18th EMS showcases 3D technology

Senior Airman Dominick Ferneding, an aircraft metals technology journeyman from the 18th Equipment Maintenance Squadron, looks at a digital 3D model of his hand during a 3D technology demonstration at Kadena Air Base, Japan, May 7, 2021. (U.S. Air Force photo by Airman 1st Class Anna Nolte)

PHILADELPHIA — Sometime next year the Army will have the first iteration of its digital engineering strategy, a “new-ish” endeavor for the service that a senior official hopes will supercharge Army acquisition.

“The digital engineering end-state looks like basically everything that we have represented today, in documents, that is separate and not connected would be digital,” Jennifer Swanson, deputy assistant secretary of the Army for data, engineering and software, told Breaking Defense on Thursday.

Through digital engineering, the Army wants to move from manual processes to an all digital environment, so much so that Swanson said she hopes Army projects would be “born digital” within a few years. The idea is to speed up the notoriously cumbersome acquisition process, starting with helping to define requirements, Swanson said, which is currently “a completely manual process.”

Beyond acquisition, digital engineering can also help long after the Army has its hands on systems, she said.

“Because in sustainment, we have changes that are required, we have obsolescence of parts — that’s a huge problem. And so if you have a digital model, you can figure out, ‘Okay, well, I can’t get this part. But will this part work?’ And you can do that all digitally before you spend money and bend metal.”

According to a request for information posted earlier this month by the Army, the service currently does not have a trusted digital engineering environment “that fully supports collaboration across stakeholder groups both across the Army’s many development efforts and internal to subordinate components of the Army.”

Swanson said that while the service sees a path ahead with its digital engineering strategy in fiscal 2024 and 2025, “beyond that we’ll be a little less defined.” Speaking at an Army technical exchange meeting, she said the service was looking to industry to help develop the strategy. She further laid out exactly what the service wants in an interview. 

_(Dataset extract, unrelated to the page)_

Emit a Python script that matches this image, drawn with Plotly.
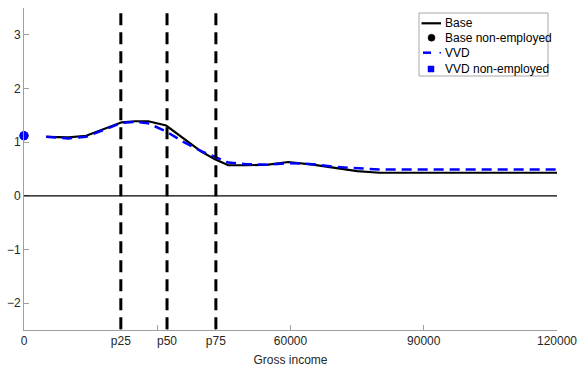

“So what we’re looking for from industry is a couple of things: One, from the digital tool industry in particular, who is aligning to standards for digital tool interoperability and what does that look like?” she said on Thursday. “This is all kind of a new thing, digital engineering, new-ish. And so now there are standards that are coming out that industry can align to, and we want to understand, of the digital tool industry, are you or aren’t you? Because I think that will help us to inform our strategy.”

She emphasized that the service doesn’t want vendor lock — when they’re stuck with one company because its systems don’t play nice with others — and wants interoperability between tools “so that it’s an open space and we can continue to pick the best tool for our environment and not worry about exchanging data with other tools,” she added.

Another area that industry can help in is identifying challenges and pitfalls.

“What are some things that we need to think about that are going to be harder to solve as we do this?” she said. “And so that’s been very helpful for us in terms of identifying what are the things we think we can get done earlier, and what are some of the things that are going to have to wait.”

The service hasn’t yet defined all of its lines of efforts within the strategy, but Swanson said training up the workforce to make sure its properly prepared for digital engineering and getting feedback from industry will help develop the strategy further.

Swanson said the Air Force and Navy are “in kind of a similar place as the Army” in their digital engineering strategy, though the Air Force might be a bit ahead, and all three services are sharing their insights. 

While the Army works on its strategy, it’s also developing another plan meant to simplify data collection that is slated to wrap up this fiscal year: the Army’s Unified Data Reference Architecture. The first version of that plan will go out in September. Swanson said the service is working with the Pentagon’s Chief Digital and Artificial Intelligence Office to develop the architecture.

“The Unified Data Reference Architecture is… how we’re going to deal with data in the Army and be data-centric,” she said. “Digital engineering, I would say, is a digital wrapper on that, and everything else that we’re doing.”

Both of those plans will bring the service closer to it’s “Army of 2030” vision, which in part calls for a more data-centric and high-tech force.

“I would hope that by 2030, we’ve made our way to a couple of key things: A government-owned and -operated digital engineering environment that allows us to do the pre-award stuff digitally,” Swanson said. 

“So putting the requirements in the contracts for what…we expect of industry, from a digital engineering perspective, so that we know when we’re delivering stuff in 2030, it is in a digital framework,” she added.